He cast two bronze pillars, each eighteen cubits high and twelve cubits in circumference. He also made two capitals of cast bronze to set on the tops of the pillars; each capital was five cubits high. A network of interwoven chains adorned the capitals on top of the pillars, seven for each capital. He made pomegranates in two rows encircling each network to decorate the capitals on top of the pillars. He did the same for each capital. The capitals on top of the pillars in the portico were in the shape of lilies, four cubits high.
- 1 Kings 7:15-19
He made interwoven chains and put them on top of the pillars. He also made a hundred pomegranates and attached them to the chains.
- 2 Chronicles 3:16
“The lily work added nothing to the strength of the building; many would notice the strength and the majesty of the whole building, but the inspiration of it all was in the detail, in the ‘lily work’. In architecture it is not so much the massive strength that counts as the finely proportioned ornament, and that is never obtrusive. If we look at men and women who have been long at work for God and have been going through chastening, we notice that they have lost their individual harshness, lost a great deal of their apparent go-aheadness for God; but they have acquired something else, viz., the most exquisite ’lily work’ in their lives, and this after all is the thing most like Jesus Christ. It is the quiet, undisturbable Divinity that is characteristic of Jesus, not aggressiveness, and the same is true of God’s children.”

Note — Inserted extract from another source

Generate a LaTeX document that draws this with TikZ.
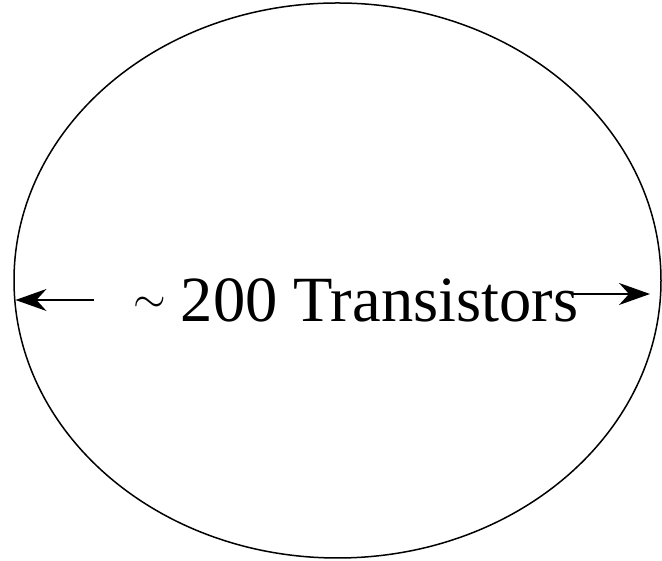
\documentclass[tikz,border=0pt]{standalone}
\usepackage{fontspec}
\setmainfont{Liberation Serif}
\usetikzlibrary{shapes.geometric,arrows.meta}
\begin{document}
\begin{tikzpicture}[x=1pt,y=1pt,
  dimarrow/.style={line width=1.4pt,-{Stealth[length=31pt,width=22pt,inset=10pt]}},
  lbl/.style={inner sep=0pt,font=\fontsize{64.5}{64.5}\selectfont}]
\useasboundingbox (0,0) rectangle (662,561);
\node[draw,ellipse,line width=1.5pt,minimum width=647pt,minimum height=555pt,inner sep=0pt] (oval) at (337.5,280.5) {};
\node[lbl,anchor=base west] (txt) at (133,239) {\raisebox{9.5pt}{\scalebox{4.2}{\fontsize{10}{12}\selectfont$\sim$}}\hspace{15pt}200 Transistors};
\coordinate (ls) at (94,261);
\coordinate (le) at (15.5,261);
\coordinate (rs) at (572,267);
\coordinate (re) at (650,267);
\draw[dimarrow] (ls) -- (le);
\draw[dimarrow] (rs) -- (re);
\end{tikzpicture}
\end{document}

- Oswald Chambers, Daily Thoughts for Disciples (April 22, from The Ministry of the Unnoticed)
Whether lilies or pomegranates, whether flowers or fruit, we can read the instructions in the Scripture and visualize what it looked like. As an engineer, I can agree with Rev. Chambers to some extent. Maybe the top of the column, shaped like a lily, increased the area that provides support, that also decreases the free-standing span to the next support, but they did not have to look like lilies or pomegranates.
In John’s vision, did the gates have to have a foundation of precious stones? Did the gates have to be giant pearls?
But that is in something that Is a structure. What about the lilies themselves? God created everything. An anteater looks like a weirdly designed creature until you see it eating ants. God put utility into the design. Birds with outlandish plumage are trying to attract a mate. I could have used some of that back in the day. Then again, my late wife was attracted to odd ducks, and I definitely qualified.
Rev. Chambers is also correct in why modern architects throw those artistic things into their design. I have been through many huge government buildings with half the walls some type of marble, and the striking things that I remember were the colors of the stones, something carved into the wall, or the shape of the columns. And I do not think the last one is because I can still remember classes from sixty years ago where we had to distinguish between Doric, Ionic, and Corinthian Greek Columns.
God is whimsical. Who knows what we will see once we get to Heaven, but one of the reasons God has lily work in His designs on earth is to prepare us, to get us to wonder.
Soli Deo Gloria. Only to God be the Glory.